■ Data section
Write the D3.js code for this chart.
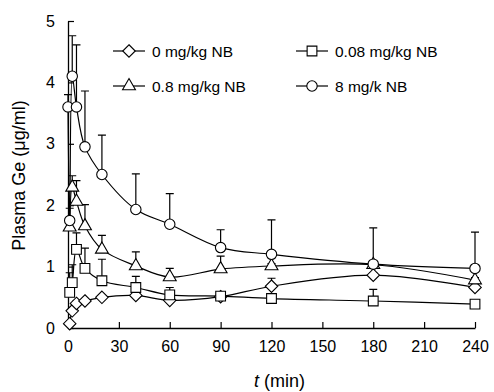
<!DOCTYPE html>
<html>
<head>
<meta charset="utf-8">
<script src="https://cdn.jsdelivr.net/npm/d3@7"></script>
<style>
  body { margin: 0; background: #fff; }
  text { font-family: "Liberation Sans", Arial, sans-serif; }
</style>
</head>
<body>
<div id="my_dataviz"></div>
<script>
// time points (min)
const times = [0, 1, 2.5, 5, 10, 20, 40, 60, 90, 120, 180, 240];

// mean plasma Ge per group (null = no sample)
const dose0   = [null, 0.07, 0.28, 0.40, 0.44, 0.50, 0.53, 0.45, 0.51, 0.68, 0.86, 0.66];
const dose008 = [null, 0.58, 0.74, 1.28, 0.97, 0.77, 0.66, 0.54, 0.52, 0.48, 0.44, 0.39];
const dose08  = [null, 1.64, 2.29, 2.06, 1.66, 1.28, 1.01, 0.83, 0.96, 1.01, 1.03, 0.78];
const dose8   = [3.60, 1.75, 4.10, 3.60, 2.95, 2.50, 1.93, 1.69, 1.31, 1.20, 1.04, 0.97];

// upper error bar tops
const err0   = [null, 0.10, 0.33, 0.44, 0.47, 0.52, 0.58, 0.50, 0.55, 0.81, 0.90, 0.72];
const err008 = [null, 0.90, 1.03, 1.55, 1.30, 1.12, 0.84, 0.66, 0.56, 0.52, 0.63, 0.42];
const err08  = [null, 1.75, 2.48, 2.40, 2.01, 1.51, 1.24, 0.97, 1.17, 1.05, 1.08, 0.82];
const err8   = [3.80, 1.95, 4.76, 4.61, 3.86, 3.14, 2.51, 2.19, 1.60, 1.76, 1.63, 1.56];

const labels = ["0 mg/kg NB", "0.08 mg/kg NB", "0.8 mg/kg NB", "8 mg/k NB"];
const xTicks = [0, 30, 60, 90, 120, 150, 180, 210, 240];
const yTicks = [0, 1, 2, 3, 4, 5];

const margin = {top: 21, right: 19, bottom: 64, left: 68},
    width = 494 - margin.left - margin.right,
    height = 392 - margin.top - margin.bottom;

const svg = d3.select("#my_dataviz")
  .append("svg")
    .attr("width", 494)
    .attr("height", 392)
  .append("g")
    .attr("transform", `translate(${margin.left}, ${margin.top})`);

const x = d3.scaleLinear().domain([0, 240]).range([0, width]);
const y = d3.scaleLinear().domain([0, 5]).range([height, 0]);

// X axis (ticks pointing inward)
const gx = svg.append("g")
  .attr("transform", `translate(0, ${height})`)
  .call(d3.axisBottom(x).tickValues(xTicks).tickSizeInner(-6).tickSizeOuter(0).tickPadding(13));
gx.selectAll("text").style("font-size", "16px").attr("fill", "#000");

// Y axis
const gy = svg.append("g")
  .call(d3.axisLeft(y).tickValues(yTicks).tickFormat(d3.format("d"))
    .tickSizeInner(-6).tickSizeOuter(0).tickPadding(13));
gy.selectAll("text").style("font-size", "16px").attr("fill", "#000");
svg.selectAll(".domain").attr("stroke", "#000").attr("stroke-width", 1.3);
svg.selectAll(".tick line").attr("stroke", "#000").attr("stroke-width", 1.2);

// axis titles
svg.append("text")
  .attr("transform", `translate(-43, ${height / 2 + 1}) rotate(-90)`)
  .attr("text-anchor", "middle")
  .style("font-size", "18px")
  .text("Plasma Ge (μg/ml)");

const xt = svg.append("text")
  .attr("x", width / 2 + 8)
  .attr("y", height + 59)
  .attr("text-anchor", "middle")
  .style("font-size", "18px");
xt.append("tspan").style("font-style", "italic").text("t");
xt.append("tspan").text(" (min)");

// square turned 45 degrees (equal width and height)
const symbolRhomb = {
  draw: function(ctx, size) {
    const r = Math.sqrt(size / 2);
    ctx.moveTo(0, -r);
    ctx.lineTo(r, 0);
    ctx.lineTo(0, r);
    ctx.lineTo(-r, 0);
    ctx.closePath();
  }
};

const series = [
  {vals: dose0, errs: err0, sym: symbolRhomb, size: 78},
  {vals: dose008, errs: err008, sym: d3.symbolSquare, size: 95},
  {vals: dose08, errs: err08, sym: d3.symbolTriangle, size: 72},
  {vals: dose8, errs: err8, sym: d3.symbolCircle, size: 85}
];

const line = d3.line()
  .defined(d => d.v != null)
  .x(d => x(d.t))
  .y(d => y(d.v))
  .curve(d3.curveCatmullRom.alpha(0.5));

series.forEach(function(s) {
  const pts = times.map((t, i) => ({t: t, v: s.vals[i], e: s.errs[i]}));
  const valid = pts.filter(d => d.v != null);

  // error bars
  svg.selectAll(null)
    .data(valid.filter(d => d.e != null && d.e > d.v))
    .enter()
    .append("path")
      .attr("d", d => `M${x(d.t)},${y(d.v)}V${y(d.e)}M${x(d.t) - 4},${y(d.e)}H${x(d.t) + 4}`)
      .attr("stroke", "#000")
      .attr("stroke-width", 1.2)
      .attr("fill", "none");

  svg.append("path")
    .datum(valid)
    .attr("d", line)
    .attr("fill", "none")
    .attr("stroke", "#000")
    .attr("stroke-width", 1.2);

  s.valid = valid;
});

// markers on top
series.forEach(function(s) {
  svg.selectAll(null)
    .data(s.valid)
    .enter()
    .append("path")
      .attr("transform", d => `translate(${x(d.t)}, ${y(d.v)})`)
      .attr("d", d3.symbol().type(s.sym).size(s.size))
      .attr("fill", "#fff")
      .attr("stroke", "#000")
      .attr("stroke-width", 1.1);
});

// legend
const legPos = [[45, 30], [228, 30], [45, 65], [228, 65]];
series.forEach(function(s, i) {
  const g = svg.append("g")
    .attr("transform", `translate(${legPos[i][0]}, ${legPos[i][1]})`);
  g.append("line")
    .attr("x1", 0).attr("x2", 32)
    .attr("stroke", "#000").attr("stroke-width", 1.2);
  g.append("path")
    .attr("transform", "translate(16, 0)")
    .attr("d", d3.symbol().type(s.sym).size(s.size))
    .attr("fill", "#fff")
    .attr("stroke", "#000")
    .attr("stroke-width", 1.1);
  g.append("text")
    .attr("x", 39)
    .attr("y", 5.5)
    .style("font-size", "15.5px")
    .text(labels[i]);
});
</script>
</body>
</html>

■ Given problem
Restate the data word for word from its first line through the line with "120, 180, 240];", leaving out any picture along the way.

■ Answer to the exercise
Write the D3.js code for this chart.
<!DOCTYPE html>
<html>
<head>
<meta charset="utf-8">
<script src="https://cdn.jsdelivr.net/npm/d3@7"></script>
<style>
  body { margin: 0; background: #fff; }
  text { font-family: "Liberation Sans", Arial, sans-serif; }
</style>
</head>
<body>
<div id="my_dataviz"></div>
<script>
// time points (min)
const times = [0, 1, 2.5, 5, 10, 20, 40, 60, 90, 120, 180, 240];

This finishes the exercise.